***** MATERIALS PROVIDED
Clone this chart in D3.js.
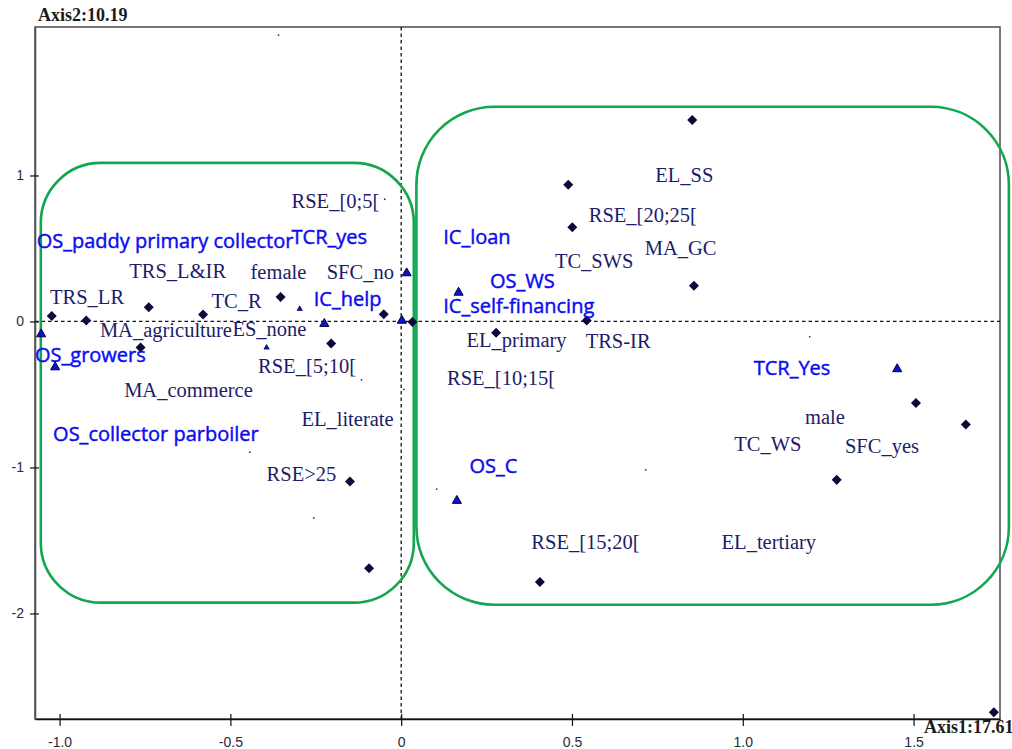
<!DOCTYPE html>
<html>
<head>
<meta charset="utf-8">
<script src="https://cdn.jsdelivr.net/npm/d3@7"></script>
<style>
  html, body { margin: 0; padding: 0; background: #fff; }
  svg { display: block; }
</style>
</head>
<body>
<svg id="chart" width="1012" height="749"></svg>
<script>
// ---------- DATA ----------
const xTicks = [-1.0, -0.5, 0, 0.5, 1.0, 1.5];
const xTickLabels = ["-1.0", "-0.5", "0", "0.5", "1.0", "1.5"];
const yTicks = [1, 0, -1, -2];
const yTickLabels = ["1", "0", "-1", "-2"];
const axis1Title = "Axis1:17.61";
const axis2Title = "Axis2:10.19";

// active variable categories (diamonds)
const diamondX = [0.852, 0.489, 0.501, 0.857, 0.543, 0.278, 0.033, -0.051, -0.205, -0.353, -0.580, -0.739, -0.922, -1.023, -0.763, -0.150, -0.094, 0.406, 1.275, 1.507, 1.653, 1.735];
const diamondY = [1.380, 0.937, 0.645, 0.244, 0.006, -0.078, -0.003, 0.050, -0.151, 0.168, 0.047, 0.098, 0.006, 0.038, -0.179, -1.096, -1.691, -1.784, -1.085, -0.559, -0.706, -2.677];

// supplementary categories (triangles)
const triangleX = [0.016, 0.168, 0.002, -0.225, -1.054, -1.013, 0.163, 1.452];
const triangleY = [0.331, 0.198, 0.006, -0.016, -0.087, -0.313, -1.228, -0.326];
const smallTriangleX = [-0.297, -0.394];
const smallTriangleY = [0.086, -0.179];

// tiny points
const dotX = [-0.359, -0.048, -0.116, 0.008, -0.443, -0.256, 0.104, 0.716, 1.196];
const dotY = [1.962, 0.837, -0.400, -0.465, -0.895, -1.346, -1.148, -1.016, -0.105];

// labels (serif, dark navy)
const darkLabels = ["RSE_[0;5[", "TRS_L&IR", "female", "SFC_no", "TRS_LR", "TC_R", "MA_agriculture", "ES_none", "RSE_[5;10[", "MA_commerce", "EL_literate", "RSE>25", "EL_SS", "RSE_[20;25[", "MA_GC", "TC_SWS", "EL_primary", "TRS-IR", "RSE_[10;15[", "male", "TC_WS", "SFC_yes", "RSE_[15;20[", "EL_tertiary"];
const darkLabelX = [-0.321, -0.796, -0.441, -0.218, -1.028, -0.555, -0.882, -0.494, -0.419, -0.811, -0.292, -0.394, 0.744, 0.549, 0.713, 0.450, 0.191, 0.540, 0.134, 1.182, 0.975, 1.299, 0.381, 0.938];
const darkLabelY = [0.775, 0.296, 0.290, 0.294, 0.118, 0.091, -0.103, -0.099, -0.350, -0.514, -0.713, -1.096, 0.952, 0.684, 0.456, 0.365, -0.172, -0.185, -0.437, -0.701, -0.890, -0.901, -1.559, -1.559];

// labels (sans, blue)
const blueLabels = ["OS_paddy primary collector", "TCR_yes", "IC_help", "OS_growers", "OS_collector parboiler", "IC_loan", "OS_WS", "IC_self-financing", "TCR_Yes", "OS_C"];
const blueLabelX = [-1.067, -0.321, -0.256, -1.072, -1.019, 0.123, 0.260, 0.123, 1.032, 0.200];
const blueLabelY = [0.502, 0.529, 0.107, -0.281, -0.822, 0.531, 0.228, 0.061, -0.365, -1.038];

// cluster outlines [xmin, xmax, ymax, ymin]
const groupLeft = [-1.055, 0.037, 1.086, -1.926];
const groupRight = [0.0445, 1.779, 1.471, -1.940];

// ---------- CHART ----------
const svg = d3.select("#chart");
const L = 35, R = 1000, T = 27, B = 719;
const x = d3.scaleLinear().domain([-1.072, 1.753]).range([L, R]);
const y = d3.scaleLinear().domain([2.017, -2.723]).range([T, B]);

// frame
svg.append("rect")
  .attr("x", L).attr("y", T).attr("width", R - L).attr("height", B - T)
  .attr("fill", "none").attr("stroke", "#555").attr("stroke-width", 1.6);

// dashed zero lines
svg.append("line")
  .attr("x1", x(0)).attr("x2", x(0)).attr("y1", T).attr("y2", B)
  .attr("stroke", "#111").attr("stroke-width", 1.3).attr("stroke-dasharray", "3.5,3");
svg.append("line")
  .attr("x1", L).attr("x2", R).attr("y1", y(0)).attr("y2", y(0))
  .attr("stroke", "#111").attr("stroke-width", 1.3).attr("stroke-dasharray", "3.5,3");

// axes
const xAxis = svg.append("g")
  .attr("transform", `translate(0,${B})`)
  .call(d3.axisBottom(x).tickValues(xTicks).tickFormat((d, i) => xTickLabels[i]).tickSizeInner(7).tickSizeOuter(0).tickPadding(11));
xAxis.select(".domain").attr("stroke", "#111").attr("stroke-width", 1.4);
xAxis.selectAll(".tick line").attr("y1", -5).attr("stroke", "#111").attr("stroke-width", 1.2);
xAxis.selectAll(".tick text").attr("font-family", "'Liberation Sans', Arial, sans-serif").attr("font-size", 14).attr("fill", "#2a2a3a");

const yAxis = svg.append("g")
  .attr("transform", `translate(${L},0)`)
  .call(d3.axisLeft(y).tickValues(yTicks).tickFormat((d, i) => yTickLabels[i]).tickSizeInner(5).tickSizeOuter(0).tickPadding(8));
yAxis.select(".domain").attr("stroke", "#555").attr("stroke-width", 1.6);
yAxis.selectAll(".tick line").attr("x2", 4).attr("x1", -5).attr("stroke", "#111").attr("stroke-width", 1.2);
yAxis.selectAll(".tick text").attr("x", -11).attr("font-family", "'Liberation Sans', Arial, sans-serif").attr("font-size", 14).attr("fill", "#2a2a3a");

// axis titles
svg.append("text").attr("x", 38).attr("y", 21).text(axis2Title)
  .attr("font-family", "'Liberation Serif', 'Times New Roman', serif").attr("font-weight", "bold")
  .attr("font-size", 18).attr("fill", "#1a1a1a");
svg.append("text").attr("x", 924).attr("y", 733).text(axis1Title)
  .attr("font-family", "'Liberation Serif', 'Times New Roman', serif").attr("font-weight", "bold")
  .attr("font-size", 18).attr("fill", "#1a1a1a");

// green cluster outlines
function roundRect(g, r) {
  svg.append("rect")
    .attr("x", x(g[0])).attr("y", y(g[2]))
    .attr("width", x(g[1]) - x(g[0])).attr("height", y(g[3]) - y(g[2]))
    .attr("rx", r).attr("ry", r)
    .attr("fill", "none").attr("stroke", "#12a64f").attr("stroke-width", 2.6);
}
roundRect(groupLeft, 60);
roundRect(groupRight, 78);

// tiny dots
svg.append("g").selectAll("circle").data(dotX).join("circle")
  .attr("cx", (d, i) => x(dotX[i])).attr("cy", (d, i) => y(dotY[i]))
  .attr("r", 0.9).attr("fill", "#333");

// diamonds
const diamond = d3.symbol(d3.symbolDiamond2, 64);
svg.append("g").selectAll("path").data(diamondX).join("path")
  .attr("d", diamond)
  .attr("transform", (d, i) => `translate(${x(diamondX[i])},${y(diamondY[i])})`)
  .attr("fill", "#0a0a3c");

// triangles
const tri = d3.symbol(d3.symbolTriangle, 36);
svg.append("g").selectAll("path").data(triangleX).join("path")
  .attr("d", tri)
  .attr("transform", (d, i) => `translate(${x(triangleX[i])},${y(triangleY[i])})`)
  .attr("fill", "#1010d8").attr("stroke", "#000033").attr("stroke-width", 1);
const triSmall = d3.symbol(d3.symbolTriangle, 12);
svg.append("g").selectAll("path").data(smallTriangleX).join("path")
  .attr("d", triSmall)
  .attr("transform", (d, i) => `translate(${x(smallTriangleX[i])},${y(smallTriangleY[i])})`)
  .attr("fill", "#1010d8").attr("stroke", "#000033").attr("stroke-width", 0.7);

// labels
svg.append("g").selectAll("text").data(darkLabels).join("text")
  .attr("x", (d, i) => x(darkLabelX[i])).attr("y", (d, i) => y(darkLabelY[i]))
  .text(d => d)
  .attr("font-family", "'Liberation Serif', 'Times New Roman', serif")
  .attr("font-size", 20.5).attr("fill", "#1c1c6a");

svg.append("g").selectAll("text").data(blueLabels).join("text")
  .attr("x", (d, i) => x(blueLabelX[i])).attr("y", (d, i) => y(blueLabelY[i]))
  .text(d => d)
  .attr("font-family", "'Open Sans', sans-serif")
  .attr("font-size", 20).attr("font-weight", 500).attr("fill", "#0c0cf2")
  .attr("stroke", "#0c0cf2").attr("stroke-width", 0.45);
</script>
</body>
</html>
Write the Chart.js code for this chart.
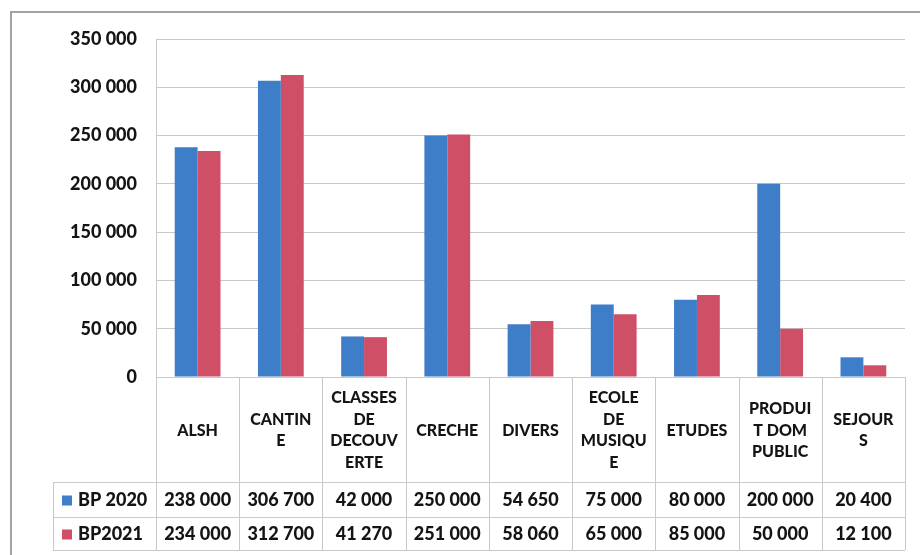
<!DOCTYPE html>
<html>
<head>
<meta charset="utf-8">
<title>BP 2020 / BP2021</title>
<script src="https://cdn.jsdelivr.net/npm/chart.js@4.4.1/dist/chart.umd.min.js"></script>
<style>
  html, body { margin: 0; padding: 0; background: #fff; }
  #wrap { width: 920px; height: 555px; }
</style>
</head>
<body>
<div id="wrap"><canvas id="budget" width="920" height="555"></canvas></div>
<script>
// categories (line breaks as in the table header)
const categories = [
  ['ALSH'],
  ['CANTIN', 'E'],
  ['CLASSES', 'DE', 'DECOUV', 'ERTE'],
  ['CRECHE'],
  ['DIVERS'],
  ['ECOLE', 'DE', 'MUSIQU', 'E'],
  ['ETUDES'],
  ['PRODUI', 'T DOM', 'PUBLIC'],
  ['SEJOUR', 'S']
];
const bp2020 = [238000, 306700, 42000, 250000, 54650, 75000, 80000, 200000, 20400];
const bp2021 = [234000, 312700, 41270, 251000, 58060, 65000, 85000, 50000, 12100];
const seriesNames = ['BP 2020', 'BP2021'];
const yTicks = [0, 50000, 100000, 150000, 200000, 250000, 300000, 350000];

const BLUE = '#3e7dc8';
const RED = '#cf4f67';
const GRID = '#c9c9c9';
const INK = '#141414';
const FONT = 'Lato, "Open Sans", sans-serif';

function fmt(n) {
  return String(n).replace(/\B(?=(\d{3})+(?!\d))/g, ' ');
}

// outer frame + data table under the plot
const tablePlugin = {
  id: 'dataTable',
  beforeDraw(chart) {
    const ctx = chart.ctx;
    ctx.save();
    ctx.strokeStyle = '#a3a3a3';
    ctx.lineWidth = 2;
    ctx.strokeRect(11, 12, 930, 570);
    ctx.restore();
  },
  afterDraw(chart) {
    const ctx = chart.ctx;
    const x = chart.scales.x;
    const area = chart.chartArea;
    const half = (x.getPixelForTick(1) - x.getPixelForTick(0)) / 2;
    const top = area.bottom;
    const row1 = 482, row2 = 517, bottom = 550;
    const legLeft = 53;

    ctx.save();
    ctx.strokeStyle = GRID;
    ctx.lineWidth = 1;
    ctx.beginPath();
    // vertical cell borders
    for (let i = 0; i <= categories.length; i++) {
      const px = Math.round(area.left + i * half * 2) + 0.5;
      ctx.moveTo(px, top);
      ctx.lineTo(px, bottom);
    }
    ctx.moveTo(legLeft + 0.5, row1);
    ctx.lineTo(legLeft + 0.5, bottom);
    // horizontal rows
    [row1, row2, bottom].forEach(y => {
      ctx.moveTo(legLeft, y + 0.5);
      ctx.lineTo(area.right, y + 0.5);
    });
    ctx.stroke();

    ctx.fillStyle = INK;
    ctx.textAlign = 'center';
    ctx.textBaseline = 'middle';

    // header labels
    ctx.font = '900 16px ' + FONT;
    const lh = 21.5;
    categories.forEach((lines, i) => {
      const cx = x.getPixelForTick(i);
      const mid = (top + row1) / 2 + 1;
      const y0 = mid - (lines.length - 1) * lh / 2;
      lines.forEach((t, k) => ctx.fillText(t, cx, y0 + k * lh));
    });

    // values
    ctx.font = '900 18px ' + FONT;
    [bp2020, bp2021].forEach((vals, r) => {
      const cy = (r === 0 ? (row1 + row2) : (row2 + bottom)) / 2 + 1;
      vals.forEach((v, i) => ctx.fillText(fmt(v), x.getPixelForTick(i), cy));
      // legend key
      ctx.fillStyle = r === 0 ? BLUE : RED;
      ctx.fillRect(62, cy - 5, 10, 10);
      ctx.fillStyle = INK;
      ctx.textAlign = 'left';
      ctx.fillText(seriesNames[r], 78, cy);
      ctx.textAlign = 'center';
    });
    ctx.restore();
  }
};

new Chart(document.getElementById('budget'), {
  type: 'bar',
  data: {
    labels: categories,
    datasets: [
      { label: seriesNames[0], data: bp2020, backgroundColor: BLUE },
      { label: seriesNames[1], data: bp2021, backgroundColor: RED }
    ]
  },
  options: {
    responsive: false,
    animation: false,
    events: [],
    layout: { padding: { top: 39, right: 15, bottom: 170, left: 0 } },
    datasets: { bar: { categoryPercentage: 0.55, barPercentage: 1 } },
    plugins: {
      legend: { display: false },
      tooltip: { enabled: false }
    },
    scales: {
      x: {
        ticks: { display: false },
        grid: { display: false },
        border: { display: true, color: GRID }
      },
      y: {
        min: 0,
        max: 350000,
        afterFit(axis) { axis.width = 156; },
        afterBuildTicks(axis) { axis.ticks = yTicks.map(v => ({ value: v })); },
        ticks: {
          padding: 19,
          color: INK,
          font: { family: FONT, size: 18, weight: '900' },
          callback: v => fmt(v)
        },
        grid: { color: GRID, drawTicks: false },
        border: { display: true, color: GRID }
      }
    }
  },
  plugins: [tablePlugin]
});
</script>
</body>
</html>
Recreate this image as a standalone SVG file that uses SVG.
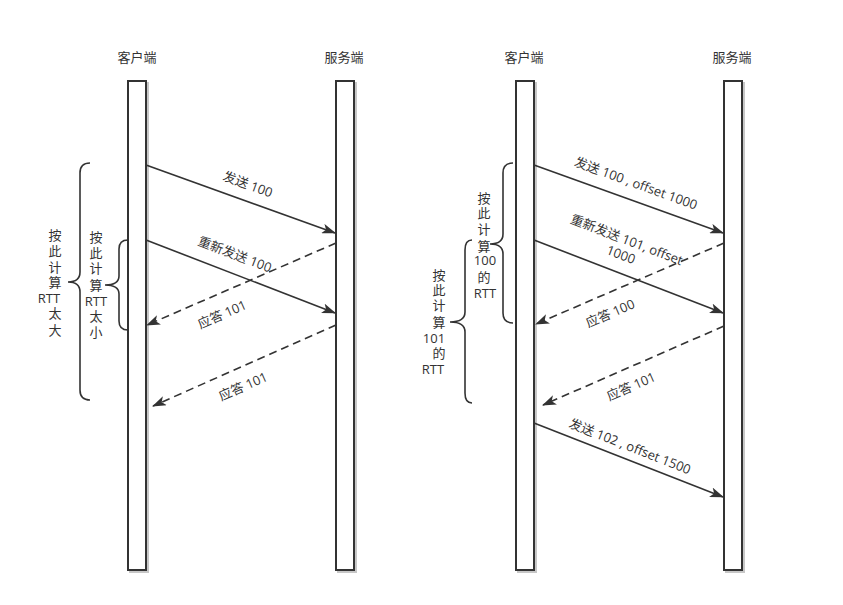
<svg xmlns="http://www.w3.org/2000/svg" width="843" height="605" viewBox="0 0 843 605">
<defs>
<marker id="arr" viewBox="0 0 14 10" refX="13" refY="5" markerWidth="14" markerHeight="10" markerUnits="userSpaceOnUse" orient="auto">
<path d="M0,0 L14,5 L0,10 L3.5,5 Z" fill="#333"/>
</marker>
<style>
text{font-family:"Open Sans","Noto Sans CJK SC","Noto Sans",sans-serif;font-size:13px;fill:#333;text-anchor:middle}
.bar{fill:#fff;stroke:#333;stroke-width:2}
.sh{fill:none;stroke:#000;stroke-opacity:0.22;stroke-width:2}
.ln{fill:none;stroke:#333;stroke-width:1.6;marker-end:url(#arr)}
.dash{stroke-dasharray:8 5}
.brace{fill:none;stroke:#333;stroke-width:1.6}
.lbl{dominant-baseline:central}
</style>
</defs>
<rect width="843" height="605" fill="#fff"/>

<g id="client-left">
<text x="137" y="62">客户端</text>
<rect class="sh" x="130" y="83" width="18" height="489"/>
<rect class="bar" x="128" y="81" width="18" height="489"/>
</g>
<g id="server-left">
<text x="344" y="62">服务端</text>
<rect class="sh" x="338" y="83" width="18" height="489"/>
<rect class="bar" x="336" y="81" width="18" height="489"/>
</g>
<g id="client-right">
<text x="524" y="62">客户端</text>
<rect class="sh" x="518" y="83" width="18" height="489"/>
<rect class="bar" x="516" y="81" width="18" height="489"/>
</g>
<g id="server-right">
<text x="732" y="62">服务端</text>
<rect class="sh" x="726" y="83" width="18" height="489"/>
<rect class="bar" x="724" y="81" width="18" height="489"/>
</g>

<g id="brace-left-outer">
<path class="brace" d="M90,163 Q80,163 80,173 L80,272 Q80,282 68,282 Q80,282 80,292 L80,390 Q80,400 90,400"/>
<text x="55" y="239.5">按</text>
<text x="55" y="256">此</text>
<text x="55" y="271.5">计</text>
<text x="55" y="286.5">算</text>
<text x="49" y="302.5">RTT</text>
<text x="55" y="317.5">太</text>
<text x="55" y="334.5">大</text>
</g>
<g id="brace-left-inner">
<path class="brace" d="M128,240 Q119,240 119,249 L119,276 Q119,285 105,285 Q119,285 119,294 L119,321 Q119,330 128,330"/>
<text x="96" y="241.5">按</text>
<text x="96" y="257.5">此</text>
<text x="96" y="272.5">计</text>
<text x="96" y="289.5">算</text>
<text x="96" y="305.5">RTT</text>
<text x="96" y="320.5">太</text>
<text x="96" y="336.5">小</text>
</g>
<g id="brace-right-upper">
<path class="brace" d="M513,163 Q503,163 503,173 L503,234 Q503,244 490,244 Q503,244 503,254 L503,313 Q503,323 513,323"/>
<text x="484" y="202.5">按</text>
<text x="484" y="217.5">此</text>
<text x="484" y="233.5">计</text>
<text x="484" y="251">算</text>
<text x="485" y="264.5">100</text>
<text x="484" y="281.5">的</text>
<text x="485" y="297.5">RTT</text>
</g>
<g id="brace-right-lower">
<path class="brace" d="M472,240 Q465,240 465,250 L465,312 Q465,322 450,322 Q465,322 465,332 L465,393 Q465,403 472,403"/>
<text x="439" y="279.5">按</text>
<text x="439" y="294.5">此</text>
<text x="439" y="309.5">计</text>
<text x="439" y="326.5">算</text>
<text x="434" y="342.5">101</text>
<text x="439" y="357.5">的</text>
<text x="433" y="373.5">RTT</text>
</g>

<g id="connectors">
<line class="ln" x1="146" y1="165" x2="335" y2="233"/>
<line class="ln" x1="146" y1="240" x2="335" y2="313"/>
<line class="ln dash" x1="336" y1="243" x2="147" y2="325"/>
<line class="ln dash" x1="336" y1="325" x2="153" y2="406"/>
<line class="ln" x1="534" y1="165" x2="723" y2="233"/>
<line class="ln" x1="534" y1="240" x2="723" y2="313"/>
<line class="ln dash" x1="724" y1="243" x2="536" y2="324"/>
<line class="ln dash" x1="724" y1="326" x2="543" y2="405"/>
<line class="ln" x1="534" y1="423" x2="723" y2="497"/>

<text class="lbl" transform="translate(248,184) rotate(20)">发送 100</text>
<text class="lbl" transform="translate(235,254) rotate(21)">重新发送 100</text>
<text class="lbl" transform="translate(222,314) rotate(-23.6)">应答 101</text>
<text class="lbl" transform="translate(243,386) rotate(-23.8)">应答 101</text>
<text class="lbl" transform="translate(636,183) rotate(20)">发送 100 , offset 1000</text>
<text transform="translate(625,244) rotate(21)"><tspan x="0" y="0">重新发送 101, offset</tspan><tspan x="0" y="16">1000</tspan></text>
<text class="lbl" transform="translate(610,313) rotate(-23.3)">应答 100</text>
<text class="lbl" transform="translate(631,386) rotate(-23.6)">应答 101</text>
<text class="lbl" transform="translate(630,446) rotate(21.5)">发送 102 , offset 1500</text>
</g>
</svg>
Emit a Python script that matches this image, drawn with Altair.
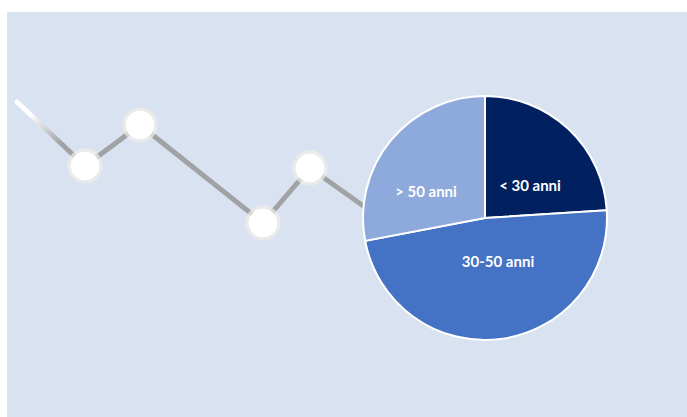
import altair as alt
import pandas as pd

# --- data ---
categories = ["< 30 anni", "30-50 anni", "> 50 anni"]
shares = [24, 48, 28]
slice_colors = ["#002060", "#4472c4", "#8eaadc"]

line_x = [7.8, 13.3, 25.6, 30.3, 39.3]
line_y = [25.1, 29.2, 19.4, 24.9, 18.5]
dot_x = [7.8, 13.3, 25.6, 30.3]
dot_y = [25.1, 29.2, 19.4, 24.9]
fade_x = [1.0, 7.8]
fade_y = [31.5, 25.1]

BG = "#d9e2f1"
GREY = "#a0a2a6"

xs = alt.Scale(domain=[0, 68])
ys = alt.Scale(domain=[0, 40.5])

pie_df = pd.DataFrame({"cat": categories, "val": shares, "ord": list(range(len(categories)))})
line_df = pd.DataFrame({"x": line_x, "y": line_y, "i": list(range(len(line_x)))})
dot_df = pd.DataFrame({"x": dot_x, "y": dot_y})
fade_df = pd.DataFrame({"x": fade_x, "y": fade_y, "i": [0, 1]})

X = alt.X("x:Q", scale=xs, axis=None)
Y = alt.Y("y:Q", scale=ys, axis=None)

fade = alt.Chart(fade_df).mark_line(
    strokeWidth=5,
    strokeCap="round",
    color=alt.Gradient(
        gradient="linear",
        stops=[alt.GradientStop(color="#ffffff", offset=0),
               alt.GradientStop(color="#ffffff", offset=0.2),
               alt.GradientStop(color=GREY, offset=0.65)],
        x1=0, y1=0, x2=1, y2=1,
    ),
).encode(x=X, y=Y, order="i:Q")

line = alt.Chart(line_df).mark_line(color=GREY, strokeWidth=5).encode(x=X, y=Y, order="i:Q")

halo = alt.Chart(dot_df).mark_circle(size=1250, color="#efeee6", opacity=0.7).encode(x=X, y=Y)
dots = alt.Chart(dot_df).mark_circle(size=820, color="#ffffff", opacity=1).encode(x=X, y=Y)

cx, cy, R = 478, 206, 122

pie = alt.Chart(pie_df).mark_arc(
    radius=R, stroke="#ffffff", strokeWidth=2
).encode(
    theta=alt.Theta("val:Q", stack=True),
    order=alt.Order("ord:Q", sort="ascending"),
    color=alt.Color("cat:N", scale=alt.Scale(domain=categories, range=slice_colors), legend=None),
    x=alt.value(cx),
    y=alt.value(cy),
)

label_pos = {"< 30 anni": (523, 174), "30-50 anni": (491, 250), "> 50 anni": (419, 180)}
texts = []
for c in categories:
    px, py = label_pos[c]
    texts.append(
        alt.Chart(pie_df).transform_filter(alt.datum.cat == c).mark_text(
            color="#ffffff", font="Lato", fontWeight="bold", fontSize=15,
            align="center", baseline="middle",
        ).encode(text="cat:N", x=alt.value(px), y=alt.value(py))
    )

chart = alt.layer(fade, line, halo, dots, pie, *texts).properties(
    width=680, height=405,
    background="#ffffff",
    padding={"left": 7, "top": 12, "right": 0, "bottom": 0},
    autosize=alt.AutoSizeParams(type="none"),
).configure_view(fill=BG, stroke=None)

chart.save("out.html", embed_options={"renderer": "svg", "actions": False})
**********
GOAL OF THE EXERCISE
Exactly reproduce the stretch that starts at the line containing "Emit a Python" and ends at the line containing "fade_y = [31.5, 25.1]", both ends included; leave any pictures out.

ANSWER
Emit a Python script that matches this image, drawn with Altair.
import altair as alt
import pandas as pd

# --- data ---
categories = ["< 30 anni", "30-50 anni", "> 50 anni"]
shares = [24, 48, 28]
slice_colors = ["#002060", "#4472c4", "#8eaadc"]

line_x = [7.8, 13.3, 25.6, 30.3, 39.3]
line_y = [25.1, 29.2, 19.4, 24.9, 18.5]
dot_x = [7.8, 13.3, 25.6, 30.3]
dot_y = [25.1, 29.2, 19.4, 24.9]
fade_x = [1.0, 7.8]
fade_y = [31.5, 25.1]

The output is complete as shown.